Repeat the entire listing exactly as written.

## Source excerpt
•••••

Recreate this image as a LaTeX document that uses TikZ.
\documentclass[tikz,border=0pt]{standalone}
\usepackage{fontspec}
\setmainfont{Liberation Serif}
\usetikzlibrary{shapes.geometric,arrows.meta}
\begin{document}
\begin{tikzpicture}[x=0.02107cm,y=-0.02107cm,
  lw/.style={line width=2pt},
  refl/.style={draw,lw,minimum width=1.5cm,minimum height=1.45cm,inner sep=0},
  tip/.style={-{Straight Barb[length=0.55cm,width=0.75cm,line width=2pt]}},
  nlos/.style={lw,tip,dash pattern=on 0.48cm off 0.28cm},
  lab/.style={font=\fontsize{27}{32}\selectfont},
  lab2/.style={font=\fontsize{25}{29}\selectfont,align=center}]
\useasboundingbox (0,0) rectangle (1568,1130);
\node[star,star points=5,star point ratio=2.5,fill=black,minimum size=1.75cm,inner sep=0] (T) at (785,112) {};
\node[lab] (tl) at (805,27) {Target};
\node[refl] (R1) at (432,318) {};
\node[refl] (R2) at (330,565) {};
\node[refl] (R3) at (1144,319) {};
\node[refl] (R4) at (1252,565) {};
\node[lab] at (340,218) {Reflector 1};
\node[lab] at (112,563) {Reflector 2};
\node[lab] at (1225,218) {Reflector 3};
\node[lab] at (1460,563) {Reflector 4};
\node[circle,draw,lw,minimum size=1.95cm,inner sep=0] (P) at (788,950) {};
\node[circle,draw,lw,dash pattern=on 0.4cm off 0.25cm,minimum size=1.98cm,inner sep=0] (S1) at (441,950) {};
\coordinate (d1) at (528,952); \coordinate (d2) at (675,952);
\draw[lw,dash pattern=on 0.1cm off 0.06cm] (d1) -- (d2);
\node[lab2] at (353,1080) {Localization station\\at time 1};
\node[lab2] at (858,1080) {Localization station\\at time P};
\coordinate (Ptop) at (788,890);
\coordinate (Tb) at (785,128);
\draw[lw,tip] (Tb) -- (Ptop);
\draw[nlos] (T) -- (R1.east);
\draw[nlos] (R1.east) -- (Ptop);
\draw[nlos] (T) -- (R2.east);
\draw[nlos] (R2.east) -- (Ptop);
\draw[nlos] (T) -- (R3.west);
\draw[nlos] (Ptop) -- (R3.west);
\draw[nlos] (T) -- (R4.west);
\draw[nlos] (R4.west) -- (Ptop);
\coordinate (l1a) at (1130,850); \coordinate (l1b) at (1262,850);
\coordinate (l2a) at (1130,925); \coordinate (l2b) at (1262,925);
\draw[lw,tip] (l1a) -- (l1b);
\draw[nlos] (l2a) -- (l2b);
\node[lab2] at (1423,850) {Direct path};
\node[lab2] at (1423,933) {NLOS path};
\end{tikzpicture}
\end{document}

•••••

## Answer to this task
Recreate this image as a LaTeX document that uses TikZ.
\documentclass[tikz,border=0pt]{standalone}
\usepackage{fontspec}
\setmainfont{Liberation Serif}
\usetikzlibrary{shapes.geometric,arrows.meta}
\begin{document}
\begin{tikzpicture}[x=0.02107cm,y=-0.02107cm,
  lw/.style={line width=2pt},
  refl/.style={draw,lw,minimum width=1.5cm,minimum height=1.45cm,inner sep=0},
  tip/.style={-{Straight Barb[length=0.55cm,width=0.75cm,line width=2pt]}},
  nlos/.style={lw,tip,dash pattern=on 0.48cm off 0.28cm},
  lab/.style={font=\fontsize{27}{32}\selectfont},
  lab2/.style={font=\fontsize{25}{29}\selectfont,align=center}]
\useasboundingbox (0,0) rectangle (1568,1130);
\node[star,star points=5,star point ratio=2.5,fill=black,minimum size=1.75cm,inner sep=0] (T) at (785,112) {};
\node[lab] (tl) at (805,27) {Target};
\node[refl] (R1) at (432,318) {};
\node[refl] (R2) at (330,565) {};
\node[refl] (R3) at (1144,319) {};
\node[refl] (R4) at (1252,565) {};
\node[lab] at (340,218) {Reflector 1};
\node[lab] at (112,563) {Reflector 2};
\node[lab] at (1225,218) {Reflector 3};
\node[lab] at (1460,563) {Reflector 4};
\node[circle,draw,lw,minimum size=1.95cm,inner sep=0] (P) at (788,950) {};
\node[circle,draw,lw,dash pattern=on 0.4cm off 0.25cm,minimum size=1.98cm,inner sep=0] (S1) at (441,950) {};
\coordinate (d1) at (528,952); \coordinate (d2) at (675,952);
\draw[lw,dash pattern=on 0.1cm off 0.06cm] (d1) -- (d2);
\node[lab2] at (353,1080) {Localization station\\at time 1};
\node[lab2] at (858,1080) {Localization station\\at time P};
\coordinate (Ptop) at (788,890);
\coordinate (Tb) at (785,128);
\draw[lw,tip] (Tb) -- (Ptop);
\draw[nlos] (T) -- (R1.east);
\draw[nlos] (R1.east) -- (Ptop);
\draw[nlos] (T) -- (R2.east);
\draw[nlos] (R2.east) -- (Ptop);
\draw[nlos] (T) -- (R3.west);
\draw[nlos] (Ptop) -- (R3.west);
\draw[nlos] (T) -- (R4.west);
\draw[nlos] (R4.west) -- (Ptop);
\coordinate (l1a) at (1130,850); \coordinate (l1b) at (1262,850);
\coordinate (l2a) at (1130,925); \coordinate (l2b) at (1262,925);
\draw[lw,tip] (l1a) -- (l1b);
\draw[nlos] (l2a) -- (l2b);
\node[lab2] at (1423,850) {Direct path};
\node[lab2] at (1423,933) {NLOS path};
\end{tikzpicture}
\end{document}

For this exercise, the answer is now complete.